Editorial de Cynthia García: Vos tan emergente, yo tan desclasada

«¡Déjenme de joder, le queda grande la palabra ‘artista’!», dijo la diputada santafecina Amalia Granata al enterarse de la distinción que recibió L-Gante por su perseverancia en la música y la cultura.

Modelo y panelista de TV, comentó por Radio Mitre en alusión a los jóvenes que se dedican a la Cumbia 420: «Yo no creo que estos chicos sean artistas, para mí son emergentes de una sociedad en decadencia».

Las consideraciones de Granata podrían inscribirse en la tradición reaccionaria de los dueños de la palabra en Argentina, que son a su vez los que se apropiaron de las tierras a punta de fusiles Remington en manos del Ejército roquista en el último cuarto del siglo XIX. Sí, Remington: la misma empresa que fabricaba máquinas de escribir producía fusiles a repetición por aquellos años y fueron esas armas las que prevalecieron sobre lanzas y boleadoras de indios que resistían el avance de la elite porteña que promovía la expansión de la frontera agroganadera en el país.
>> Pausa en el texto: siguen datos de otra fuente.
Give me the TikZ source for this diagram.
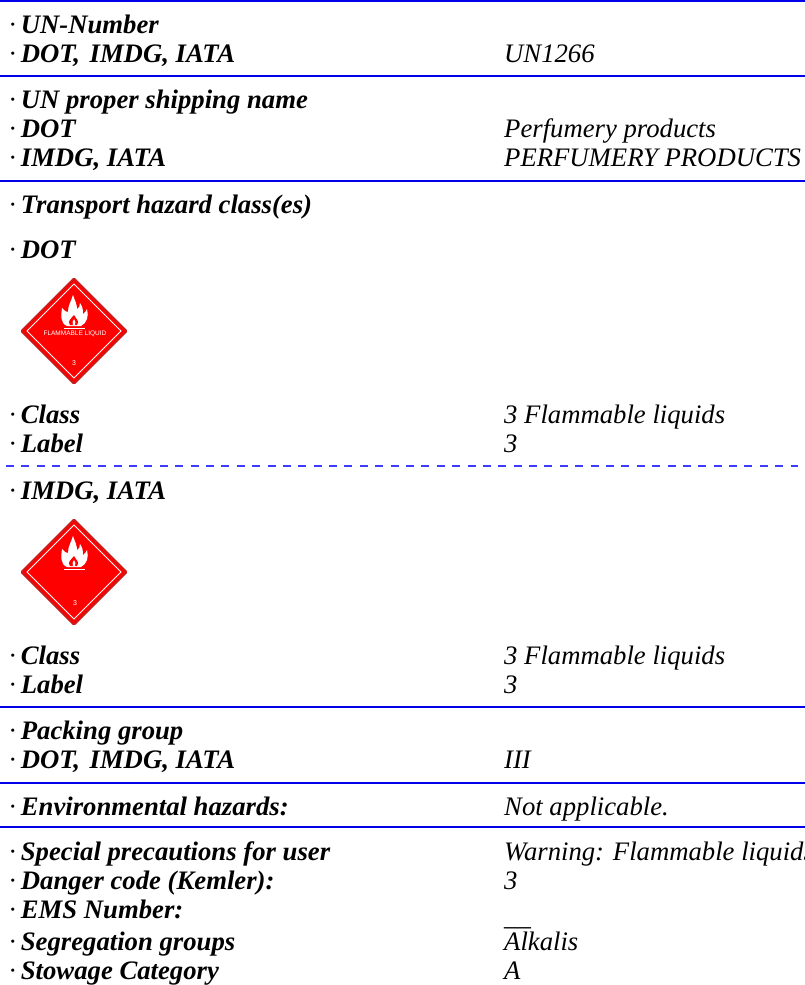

No es casual ni forzado que Granata nos permita linkear con Roca. Una vez arrasado el campo de batalla o rendido el enemigo, el vencedor establece las pautas para traducir el conflicto por la ocupación del territorio en una batalla cultural por la justificación de la arquitectura jurídica que sustenta la apropiación de la renta por parte de la clase dominante.

«Estos chicos», como los llama Granata, son emergentes. Tiene razón. Pero no son emergentes de la decadencia social, como especula ella, sino de la desigualdad derivada de las políticas económicas instrumentadas por los jefes y financistas de la diputada.
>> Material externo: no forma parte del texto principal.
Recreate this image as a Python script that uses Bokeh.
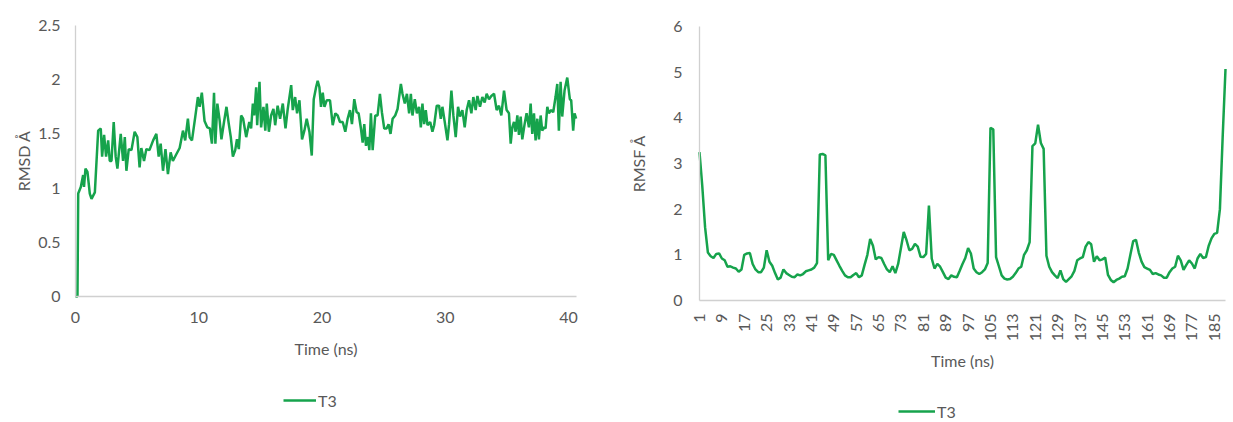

Su canon cultural es, más allá de que le guste José Luis Perales -tal como confesó en la misma nota-, el legado de un sector que consume productos culturales como una mercancía más en la góndola del orden social, para legitimarlo, pasteurizar sus horrores, endulzar las injusticias y tragarse la grasa trans del neoliberalismo feroz.

Sin que este segmento pretenda erigirse en una defensa de L-Gante, que bastante bien se defiende solo y con su música, vale llamar la atención sobre el celo represivo de la derecha ante las elecciones populares. De modo más sofisticado, la sociología advierte que ahí talla el gusto por la distinción, por separarse imaginariamente de aquellos que viven en la pobreza.

Bajo esa perspectiva, las clases altas y los sectores medios o identificados con ellas -o amenazados por el ascenso social que suele darse durante los gobiernos de signo progresista o plebeyo- asocian la música que escuchan los pobres con el sufragio que emiten cuando votan.

Como el poder se construye con dinero, armas y el monopolio de la palabra -o de la cultura-, prejuzgan que los sectores populares optan por lo que ellos, los dueños de todo, estipulan como cultura de segunda y política de cuarta.

Lejos de la inocencia, las declaraciones de Granata traducen el veneno y el odio de clase. Y expresan eso aún cuando la enunciadora no hubiera nacido en cuna de oro.

La operación ideológica de ese tipo de pronunciamientos, tan frecuentes como cualquier comentario superfluo en la verdulería, consiste en estetizar el consumo para escamotear la desigualdad y barnizar las políticas regresivas. La propuesta del campo popular no puede ser otra que la de más política, politizar la cultura para disputar la riqueza.